Reproduce all of the data that follows, character for character.

- - -

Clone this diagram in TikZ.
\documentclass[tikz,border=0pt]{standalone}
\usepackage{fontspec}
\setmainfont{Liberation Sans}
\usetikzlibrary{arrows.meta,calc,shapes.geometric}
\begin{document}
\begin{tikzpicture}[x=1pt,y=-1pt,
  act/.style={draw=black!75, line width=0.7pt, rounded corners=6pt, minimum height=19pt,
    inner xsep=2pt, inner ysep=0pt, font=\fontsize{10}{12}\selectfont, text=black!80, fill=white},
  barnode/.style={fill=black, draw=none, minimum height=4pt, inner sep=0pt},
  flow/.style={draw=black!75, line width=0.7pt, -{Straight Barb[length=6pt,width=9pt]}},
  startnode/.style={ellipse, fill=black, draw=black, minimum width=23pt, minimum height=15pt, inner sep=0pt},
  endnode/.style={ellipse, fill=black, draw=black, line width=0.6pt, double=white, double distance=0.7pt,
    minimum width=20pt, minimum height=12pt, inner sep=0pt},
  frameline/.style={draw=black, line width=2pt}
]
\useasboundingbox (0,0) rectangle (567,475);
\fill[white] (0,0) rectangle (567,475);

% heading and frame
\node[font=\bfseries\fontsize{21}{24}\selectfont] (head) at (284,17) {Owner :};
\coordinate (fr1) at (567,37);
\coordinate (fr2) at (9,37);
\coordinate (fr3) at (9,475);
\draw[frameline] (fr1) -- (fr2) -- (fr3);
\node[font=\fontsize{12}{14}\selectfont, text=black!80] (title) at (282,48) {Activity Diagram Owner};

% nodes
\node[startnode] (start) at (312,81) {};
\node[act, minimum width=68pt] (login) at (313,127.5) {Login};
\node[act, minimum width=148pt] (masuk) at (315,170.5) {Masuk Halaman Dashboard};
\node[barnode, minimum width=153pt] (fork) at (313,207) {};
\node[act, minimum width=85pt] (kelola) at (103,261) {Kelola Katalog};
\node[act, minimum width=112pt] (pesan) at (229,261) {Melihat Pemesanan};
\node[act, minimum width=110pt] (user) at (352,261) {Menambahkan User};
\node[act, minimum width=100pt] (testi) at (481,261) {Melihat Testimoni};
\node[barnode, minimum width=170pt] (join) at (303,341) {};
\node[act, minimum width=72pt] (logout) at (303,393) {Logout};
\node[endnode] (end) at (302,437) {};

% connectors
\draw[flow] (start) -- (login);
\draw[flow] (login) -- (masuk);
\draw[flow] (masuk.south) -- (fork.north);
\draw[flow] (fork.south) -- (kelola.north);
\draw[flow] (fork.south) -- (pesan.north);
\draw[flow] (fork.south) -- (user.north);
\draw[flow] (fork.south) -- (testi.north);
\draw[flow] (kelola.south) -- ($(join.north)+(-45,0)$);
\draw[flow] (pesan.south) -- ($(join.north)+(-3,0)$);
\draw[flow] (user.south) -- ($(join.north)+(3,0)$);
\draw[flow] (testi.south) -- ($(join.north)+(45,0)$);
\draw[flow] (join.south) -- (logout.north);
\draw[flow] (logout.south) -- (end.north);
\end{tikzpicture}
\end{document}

- - -

Full response -
Clone this diagram in TikZ.
\documentclass[tikz,border=0pt]{standalone}
\usepackage{fontspec}
\setmainfont{Liberation Sans}
\usetikzlibrary{arrows.meta,calc,shapes.geometric}
\begin{document}
\begin{tikzpicture}[x=1pt,y=-1pt,
  act/.style={draw=black!75, line width=0.7pt, rounded corners=6pt, minimum height=19pt,
    inner xsep=2pt, inner ysep=0pt, font=\fontsize{10}{12}\selectfont, text=black!80, fill=white},
  barnode/.style={fill=black, draw=none, minimum height=4pt, inner sep=0pt},
  flow/.style={draw=black!75, line width=0.7pt, -{Straight Barb[length=6pt,width=9pt]}},
  startnode/.style={ellipse, fill=black, draw=black, minimum width=23pt, minimum height=15pt, inner sep=0pt},
  endnode/.style={ellipse, fill=black, draw=black, line width=0.6pt, double=white, double distance=0.7pt,
    minimum width=20pt, minimum height=12pt, inner sep=0pt},
  frameline/.style={draw=black, line width=2pt}
]
\useasboundingbox (0,0) rectangle (567,475);
\fill[white] (0,0) rectangle (567,475);

% heading and frame
\node[font=\bfseries\fontsize{21}{24}\selectfont] (head) at (284,17) {Owner :};
\coordinate (fr1) at (567,37);
\coordinate (fr2) at (9,37);
\coordinate (fr3) at (9,475);
\draw[frameline] (fr1) -- (fr2) -- (fr3);
\node[font=\fontsize{12}{14}\selectfont, text=black!80] (title) at (282,48) {Activity Diagram Owner};

% nodes
\node[startnode] (start) at (312,81) {};
\node[act, minimum width=68pt] (login) at (313,127.5) {Login};
\node[act, minimum width=148pt] (masuk) at (315,170.5) {Masuk Halaman Dashboard};
\node[barnode, minimum width=153pt] (fork) at (313,207) {};
\node[act, minimum width=85pt] (kelola) at (103,261) {Kelola Katalog};
\node[act, minimum width=112pt] (pesan) at (229,261) {Melihat Pemesanan};
\node[act, minimum width=110pt] (user) at (352,261) {Menambahkan User};
\node[act, minimum width=100pt] (testi) at (481,261) {Melihat Testimoni};
\node[barnode, minimum width=170pt] (join) at (303,341) {};
\node[act, minimum width=72pt] (logout) at (303,393) {Logout};
\node[endnode] (end) at (302,437) {};

% connectors
\draw[flow] (start) -- (login);
\draw[flow] (login) -- (masuk);
\draw[flow] (masuk.south) -- (fork.north);
\draw[flow] (fork.south) -- (kelola.north);
\draw[flow] (fork.south) -- (pesan.north);
\draw[flow] (fork.south) -- (user.north);
\draw[flow] (fork.south) -- (testi.north);
\draw[flow] (kelola.south) -- ($(join.north)+(-45,0)$);
\draw[flow] (pesan.south) -- ($(join.north)+(-3,0)$);
\draw[flow] (user.south) -- ($(join.north)+(3,0)$);
\draw[flow] (testi.south) -- ($(join.north)+(45,0)$);
\draw[flow] (join.south) -- (logout.north);
\draw[flow] (logout.south) -- (end.north);
\end{tikzpicture}
\end{document}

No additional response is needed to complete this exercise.